Overview
When new information is connected to something personally meaningful — your own life, your current environment, your emotions — it encodes more deeply and is retrieved more reliably than the same information processed in a neutral context. Personal relevance recruits autobiographical and emotional memory systems on top of semantic memory, creating a richer, more redundant trace. It is an encoding multiplier: same effort, stronger result.
The Mechanism
Memory is associative. A word, fact, or concept is only as retrievable as the number of pathways leading to it. A word learned from a generic example (“it is hot today”) has one connection: word → meaning. A word learned from a personally grounded example (“my tea is hot right now”) has many: word → meaning, plus temperature sensation in your hands, the specific moment, the taste, the emotional context of the situation, your current location.
The brain prioritizes encoding of emotionally and personally significant events — this is evolutionary: things that matter to you are more likely to need retrieval. By deliberately making vocabulary practice about your life, you commandeer this priority system for language learning.
This is related to but distinct from Dual Coding:
- Dual Coding is about adding sensory channels (visual + verbal + motor)
- Personal Relevance is about adding emotional and autobiographical salience Both multiply encoding pathways; they stack.
Practical Application
In flashcard practice: When creating a sentence with a new word, don’t reach for a textbook example.
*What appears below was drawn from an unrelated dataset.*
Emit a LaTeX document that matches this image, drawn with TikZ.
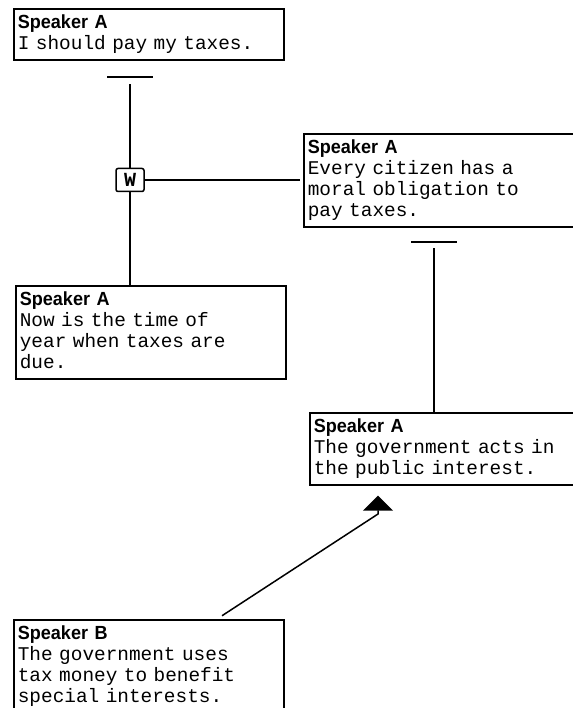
\documentclass[tikz,border=0pt]{standalone}
\usepackage{fontspec}
\setsansfont{Liberation Sans}
\setmonofont{Liberation Mono}
\newfontfamily\hdrfont[FakeStretch=0.95]{Liberation Sans}
\usetikzlibrary{arrows.meta}

\newcommand{\spk}[2]{\rule{0pt}{15pt}{\fontsize{19}{21}\hdrfont\bfseries #1}\\#2\rule[-5pt]{0pt}{5pt}}

\tikzset{
	claim/.style={draw, line width=1.7pt, anchor=north west, text width=262pt, inner xsep=4pt, inner ysep=5pt, align=left, font=\fontsize{19.4}{21}\ttfamily},
	link/.style={line width=1.5pt},
	tbar/.style={line width=2.2pt},
	wbox/.style={draw, line width=1.5pt, rounded corners=2pt, minimum width=28pt, minimum height=23pt, inner sep=0pt, font=\fontsize{20}{20}\ttfamily\bfseries},
	support/.style={line width=1.5pt, -{Triangle[width=30pt,length=15pt]}}
}

\begin{document}
\begin{tikzpicture}[x=1pt, y=-1pt]
			\useasboundingbox (0,0) rectangle (572,708);
			\node[claim] (c1) at (13,8) {\spk{Speaker A}{I should pay my taxes.}};
			\node[claim] (c2) at (303,133) {\spk{Speaker A}{Every citizen has a\\moral obligation to\\pay taxes.}};
			\node[claim] (c3) at (15,285) {\spk{Speaker A}{Now is the time of\\year when taxes are\\due.}};
			\node[claim] (c4) at (309,412) {\spk{Speaker A}{The government acts in\\the public interest.}};
			\node[claim] (c5) at (13,619) {\spk{Speaker B}{The government uses\\tax money to benefit\\special interests.}};
			\node[wbox] (w) at (130,180) {W};
			\coordinate (t1) at (130,77);
			\coordinate (t2) at (434,242);
			\coordinate (a1) at (378,514);
			\draw[tbar] ([xshift=-23pt]t1) -- ([xshift=23pt]t1);
			\draw[tbar] ([xshift=-23pt]t2) -- ([xshift=23pt]t2);
			\draw[link] (w) -- ([yshift=-7pt]t1);
			\draw[link] (w) -- (w |- c3.north);
			\draw[link, shorten >=3pt] (w) -- (w -| c2.west);
			\draw[link] (t2 |- c4.north) -- ([yshift=-6pt]t2);
			\draw[support, shorten <=6pt, shorten >=10pt] ([xshift=204pt]c5.north west) -- (a1) -- (a1 |- c4.south);
		\end{tikzpicture}
\end{document}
Use what’s in front of you:
- The room you’re in
- The activity you just did
- Something that happened today
- A person you know
Generic: Das Buch ist interessant. (The book is interesting.) Personal: Das Buch, das ich gerade lese, ist interessanter als der Film. (The book I’m currently reading is more interesting than the movie.) — grounded in something real and current
The personally relevant sentence doesn’t need to be complex. It just needs to be yours.
In general study: The same principle applies beyond language:
- Connecting a new concept to a problem you’ve actually faced
- Relating a historical event to something in your own timeline
- Linking abstract theory to a concrete experience you’ve had
Why Generic Examples Don’t Stick
Textbook sentences are designed to be grammatically clean and maximally transferable — which also makes them emotionally neutral and personally disconnected. “The cat sat on the mat” is memorable as a rhyme, not as a meaningful event. Your brain has no reason to prioritize it. Deliberately making the sentence about your life gives the brain that reason.
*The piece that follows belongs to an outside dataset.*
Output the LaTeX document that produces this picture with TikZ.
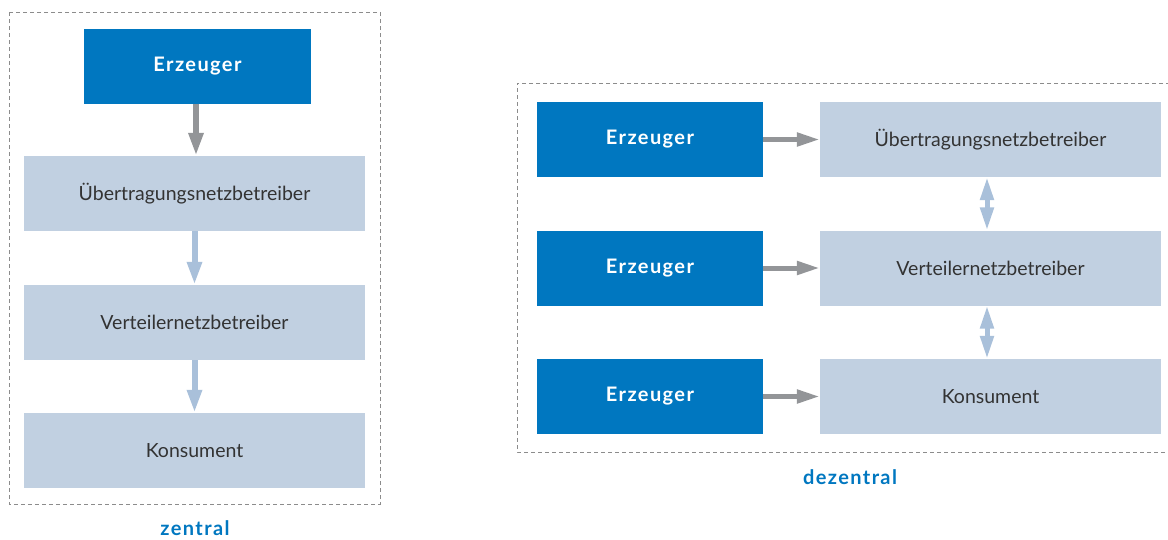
\documentclass[tikz,border=0pt]{standalone}
\usepackage{fontspec}
\setmainfont{Lato}
\usetikzlibrary{arrows.meta}
\definecolor{dblue}{HTML}{0077C0}
\definecolor{lblue}{HTML}{C1D0E1}
\definecolor{agray}{HTML}{939598}
\definecolor{ablue}{HTML}{A9C0DA}
\definecolor{txt}{HTML}{333333}
\definecolor{dash}{HTML}{8C8C8C}
\newcommand{\boldwide}{\fontsize{20}{24}\selectfont\bfseries\addfontfeatures{LetterSpace=7}}
\tikzset{
  darkbox/.style={rectangle, fill=dblue, text=white, font=\boldwide, minimum width=227pt, minimum height=75pt, inner sep=0pt},
  lightbox/.style={rectangle, fill=lblue, text=txt, font=\fontsize{19.5}{23}\selectfont, minimum width=341pt, minimum height=75pt, inner sep=0pt},
  grayarrow/.style={draw=agray, line width=6pt, -{Triangle[width=14pt,length=23pt]}},
  grayharrow/.style={draw=agray, line width=5pt, -{Triangle[width=13pt,length=23pt]}},
  bluearrow/.style={draw=ablue, line width=6pt, -{Triangle[width=14pt,length=23pt]}},
  dblarrow/.style={draw=ablue, line width=5pt, {Triangle[width=13pt,length=23pt]}-{Triangle[width=13pt,length=23pt]}},
  frame/.style={draw=dash, line width=1pt, dash pattern=on 4pt off 3pt},
  caption/.style={text=dblue, font=\boldwide, inner sep=1pt}
}
\begin{document}
\begin{tikzpicture}[x=1pt,y=-1pt]
\useasboundingbox (0,0) rectangle (1168,539);
% left frame
\draw[frame] (9,12) rectangle (380,504);
\node[darkbox] (e1) at (197.5,66) {Erzeuger};
\node[lightbox] (u1) at (194.5,193.5) {Übertragungsnetzbetreiber};
\node[lightbox] (v1) at (194.5,322.5) {Verteilernetzbetreiber};
\node[lightbox] (k1) at (194.5,450.5) {Konsument};
\coordinate (a1s) at (196,103);
\draw[grayarrow] (e1.south -| a1s) -- (u1.north -| a1s);
\draw[bluearrow] (u1.south) -- (v1.north);
\draw[bluearrow] (v1.south) -- (k1.north);
\node[caption] (zc) at (195,528.5) {zentral};
% right frame
\draw[frame] (1170,83) -- (517,83) -- (517,452) -- (1170,452);
\node[darkbox, minimum width=226pt] (e2) at (650,139.5) {Erzeuger};
\node[darkbox, minimum width=226pt] (e3) at (650,268) {Erzeuger};
\node[darkbox, minimum width=226pt] (e4) at (650,396.5) {Erzeuger};
\node[lightbox] (u2) at (990.5,139.5) {Übertragungsnetzbetreiber};
\node[lightbox] (v2) at (990.5,268) {Verteilernetzbetreiber};
\node[lightbox] (k2) at (990.5,396.5) {Konsument};
\draw[grayharrow] (e2.east) -- (u2.west);
\draw[grayharrow] (e3.east) -- (v2.west);
\draw[grayharrow] (e4.east) -- (k2.west);
\coordinate (dx) at (987,0);
\draw[dblarrow] (u2.south -| dx) -- (v2.north -| dx);
\draw[dblarrow] (v2.south -| dx) -- (k2.north -| dx);
\node[caption] (dc) at (850,477.5) {dezentral};
\end{tikzpicture}
\end{document}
Connection to Active Recall
Personal relevance amplifies the benefit of Active Recall. When you retrieve a word using a personally grounded sentence, you’re not just strengthening the word-meaning pathway — you’re reinforcing a whole network of connected associations, many of which will be active when you actually need the word in conversation (because conversation is always happening in some personal context).
Contradictions / Open Questions
- Personal relevance is difficult to systematize — you can’t pre-load a textbook with sentences that are relevant to each individual learner. This is inherently DIY.
- How does relevance interact with embarrassment or negative valence? Emotional encoding works for negative emotions too — but learners may avoid generating personally relevant sentences on sensitive topics, which limits the effect.
- Does the benefit diminish over time as the personal context becomes less vivid? If the situation you linked a word to is no longer memorable, does the encoding advantage fade?